**Exercise requirements:**
Go through the entries below and copy each line containing the word "this".

**Source records:**
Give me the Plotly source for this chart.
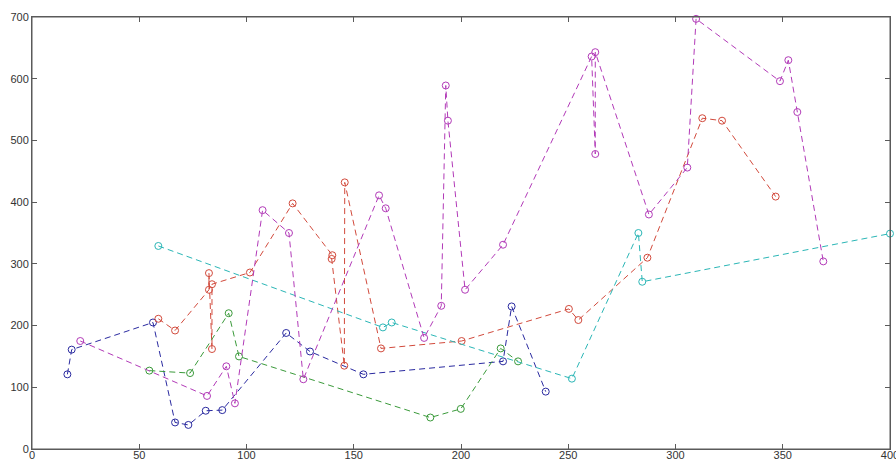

* * *

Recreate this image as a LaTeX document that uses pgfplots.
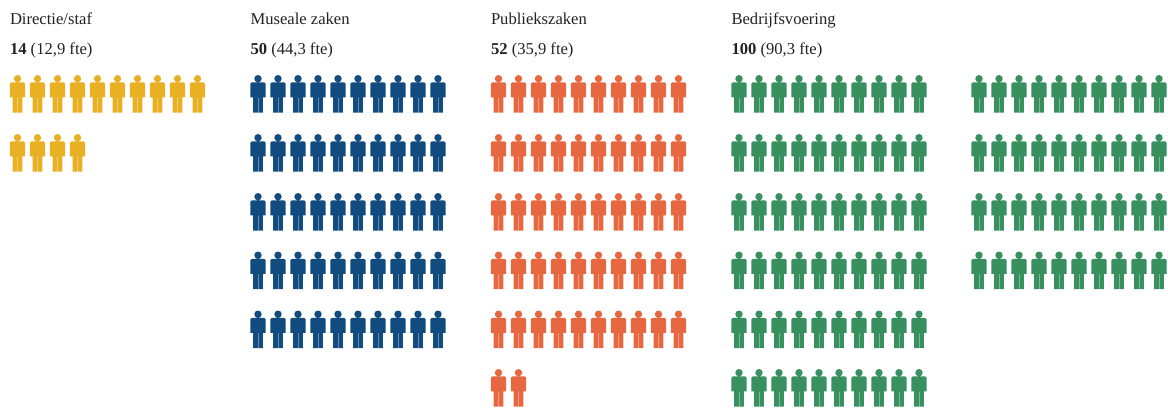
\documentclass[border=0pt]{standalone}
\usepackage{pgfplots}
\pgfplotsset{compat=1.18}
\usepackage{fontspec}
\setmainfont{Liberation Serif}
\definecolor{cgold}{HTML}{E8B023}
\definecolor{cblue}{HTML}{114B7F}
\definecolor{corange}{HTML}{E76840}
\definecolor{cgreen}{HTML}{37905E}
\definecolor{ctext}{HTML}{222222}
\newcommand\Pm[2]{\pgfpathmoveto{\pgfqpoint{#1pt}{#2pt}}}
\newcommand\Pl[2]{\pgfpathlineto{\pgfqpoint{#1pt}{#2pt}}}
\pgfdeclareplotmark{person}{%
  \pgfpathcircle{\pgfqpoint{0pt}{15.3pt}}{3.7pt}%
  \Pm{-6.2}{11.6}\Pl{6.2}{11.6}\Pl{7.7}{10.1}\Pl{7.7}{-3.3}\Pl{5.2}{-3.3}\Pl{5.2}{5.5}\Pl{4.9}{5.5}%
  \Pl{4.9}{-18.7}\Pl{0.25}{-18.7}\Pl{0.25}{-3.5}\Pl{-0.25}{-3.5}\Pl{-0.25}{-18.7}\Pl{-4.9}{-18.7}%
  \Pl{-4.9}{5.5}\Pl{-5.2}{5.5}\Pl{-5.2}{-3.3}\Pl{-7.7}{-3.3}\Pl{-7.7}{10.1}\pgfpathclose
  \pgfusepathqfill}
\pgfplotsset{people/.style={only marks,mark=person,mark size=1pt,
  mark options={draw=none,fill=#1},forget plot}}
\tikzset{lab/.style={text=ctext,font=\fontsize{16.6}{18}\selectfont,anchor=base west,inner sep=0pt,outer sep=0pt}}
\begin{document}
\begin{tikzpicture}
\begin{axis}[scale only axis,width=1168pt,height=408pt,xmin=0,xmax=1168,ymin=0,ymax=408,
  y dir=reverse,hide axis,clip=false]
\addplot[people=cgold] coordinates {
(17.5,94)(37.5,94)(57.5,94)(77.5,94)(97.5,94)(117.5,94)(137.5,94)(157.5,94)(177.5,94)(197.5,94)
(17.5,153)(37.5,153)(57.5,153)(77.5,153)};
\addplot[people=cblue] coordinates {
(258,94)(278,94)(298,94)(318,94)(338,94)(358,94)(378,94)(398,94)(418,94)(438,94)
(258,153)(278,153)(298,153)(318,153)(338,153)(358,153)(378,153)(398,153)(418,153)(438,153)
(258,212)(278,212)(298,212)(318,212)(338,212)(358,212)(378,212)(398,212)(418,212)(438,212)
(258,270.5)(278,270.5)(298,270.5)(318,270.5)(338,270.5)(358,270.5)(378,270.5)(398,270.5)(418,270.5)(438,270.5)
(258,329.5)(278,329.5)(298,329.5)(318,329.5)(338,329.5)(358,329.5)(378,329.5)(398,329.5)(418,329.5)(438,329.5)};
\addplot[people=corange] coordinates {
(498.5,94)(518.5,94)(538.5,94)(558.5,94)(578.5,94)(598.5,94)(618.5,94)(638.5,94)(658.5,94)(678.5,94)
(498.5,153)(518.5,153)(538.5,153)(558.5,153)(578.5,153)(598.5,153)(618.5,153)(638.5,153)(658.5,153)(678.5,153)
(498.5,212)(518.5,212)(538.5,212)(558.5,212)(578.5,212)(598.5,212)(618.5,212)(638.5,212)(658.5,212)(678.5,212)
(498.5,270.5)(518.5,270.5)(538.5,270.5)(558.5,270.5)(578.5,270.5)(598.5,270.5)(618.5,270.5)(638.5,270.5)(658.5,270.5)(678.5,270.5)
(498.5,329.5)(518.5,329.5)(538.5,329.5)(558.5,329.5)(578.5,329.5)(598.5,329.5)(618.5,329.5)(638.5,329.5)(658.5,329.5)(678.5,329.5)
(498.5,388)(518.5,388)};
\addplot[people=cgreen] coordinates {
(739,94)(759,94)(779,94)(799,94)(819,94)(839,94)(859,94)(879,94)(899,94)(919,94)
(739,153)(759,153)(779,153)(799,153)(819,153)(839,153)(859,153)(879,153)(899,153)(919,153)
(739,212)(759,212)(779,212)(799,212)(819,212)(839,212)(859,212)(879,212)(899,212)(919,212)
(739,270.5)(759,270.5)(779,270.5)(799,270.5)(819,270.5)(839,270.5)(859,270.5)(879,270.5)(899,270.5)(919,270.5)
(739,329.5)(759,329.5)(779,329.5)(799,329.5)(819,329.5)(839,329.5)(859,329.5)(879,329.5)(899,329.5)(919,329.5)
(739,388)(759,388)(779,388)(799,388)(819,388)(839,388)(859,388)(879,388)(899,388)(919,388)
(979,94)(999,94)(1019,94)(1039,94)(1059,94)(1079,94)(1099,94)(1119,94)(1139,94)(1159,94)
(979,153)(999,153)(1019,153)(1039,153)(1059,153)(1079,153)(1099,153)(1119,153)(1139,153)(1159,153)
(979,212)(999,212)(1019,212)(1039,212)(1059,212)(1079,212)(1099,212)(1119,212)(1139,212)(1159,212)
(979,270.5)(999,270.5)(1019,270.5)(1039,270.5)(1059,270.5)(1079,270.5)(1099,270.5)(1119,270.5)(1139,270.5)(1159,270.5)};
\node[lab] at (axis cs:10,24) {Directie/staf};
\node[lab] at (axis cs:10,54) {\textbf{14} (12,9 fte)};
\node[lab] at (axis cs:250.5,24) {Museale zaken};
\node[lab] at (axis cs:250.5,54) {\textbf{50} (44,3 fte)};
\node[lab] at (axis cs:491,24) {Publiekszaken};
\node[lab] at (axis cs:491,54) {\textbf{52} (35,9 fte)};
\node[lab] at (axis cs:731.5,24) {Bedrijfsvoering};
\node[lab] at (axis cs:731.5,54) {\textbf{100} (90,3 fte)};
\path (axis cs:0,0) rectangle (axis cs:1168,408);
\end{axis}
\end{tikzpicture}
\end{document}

**Written answer:**
Give me the Plotly source for this chart.
Recreate this image as a LaTeX document that uses pgfplots.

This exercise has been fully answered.